I am not convinced that this paper is really suitable for the publication in Remote Sensing because it is actually a methodological work and there is no application to real data that clearly shows how the accuracy of current data is increased. The authors themselves apply their method to simulated SAR data, saying that there is no real data to apply it to. So my question is: if there is no such data, what is this method for? Who or what is it useful for?

In general, what is represented in the figures is not accurately described in the text, and this makes the work unclear to the reader. I believe that the work lacks a more detailed and simple introduction useful to focus on the problem and to understand the importance of the various parameters. Some concepts (e.g. Doppler interval for starting and ending points, scene heterogeneity,…etc.) are very nebulous because their importance and usefulness are not clearly explained by the authors.

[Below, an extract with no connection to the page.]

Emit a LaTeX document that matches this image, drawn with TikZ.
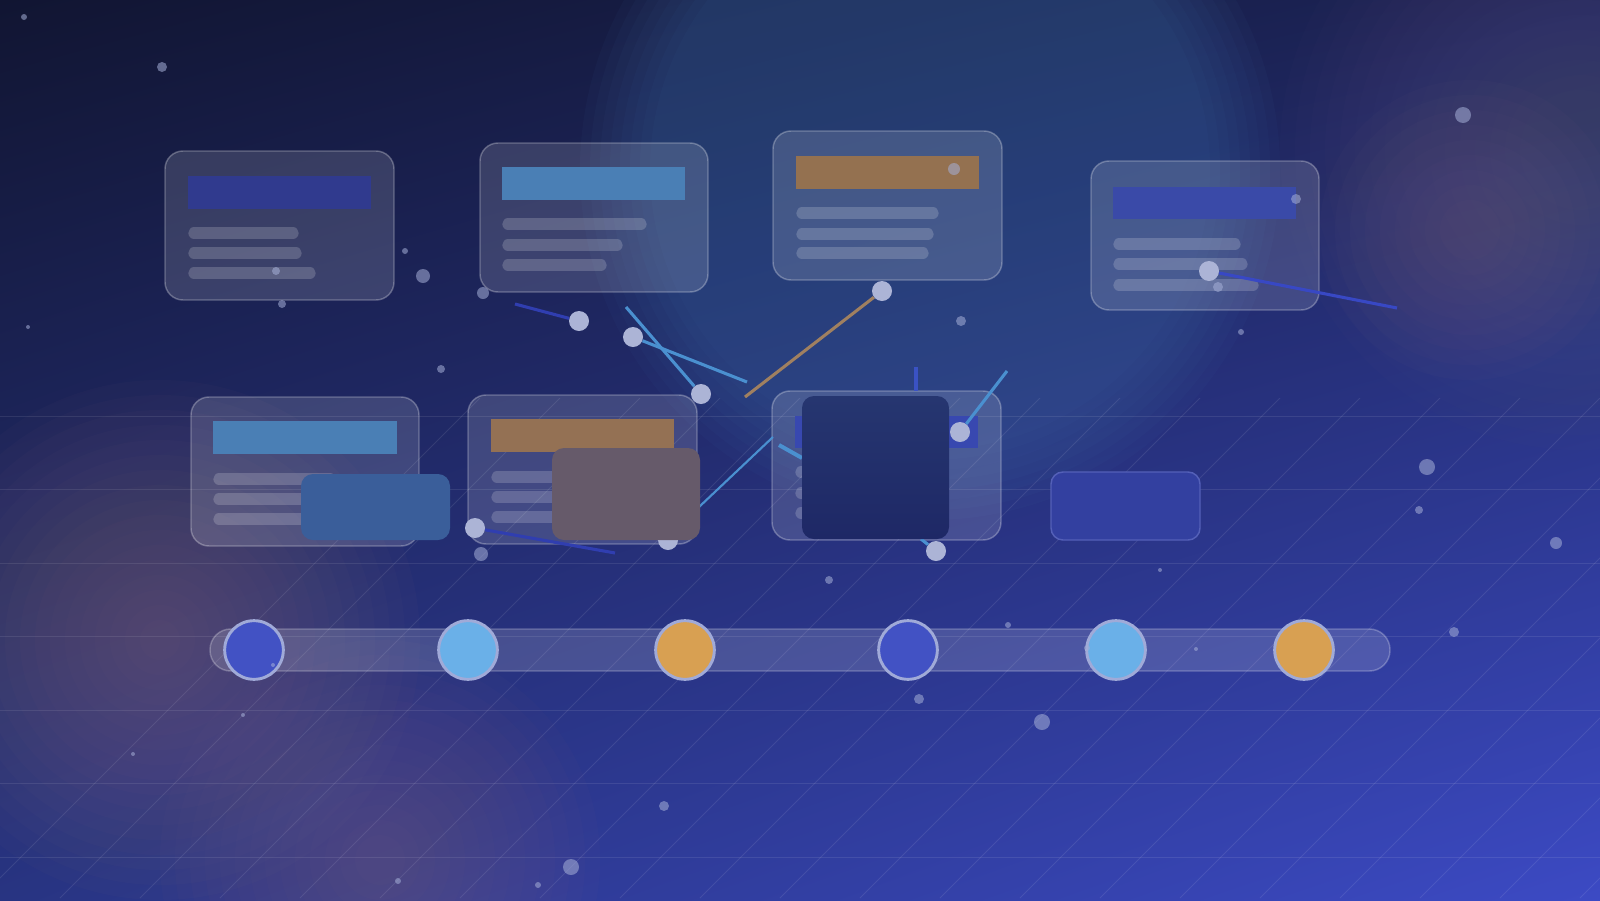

I would expect to see a map of a current field before and after the application of this method to really understand how the current field can be improved.

Specific Comments:

Figure 1: Explain more accurately in the text what this figure means/represent (What are the different Zone? What do they represent in reality?). Explain the acronym PRF;

Eq. 2, Table 1, Table 3: Give an explanation of the parameters PRF, SNR, AASR;

Line 248: Starting from this line check the references to figures in the text;

Figure 10 is impossible to understand for me.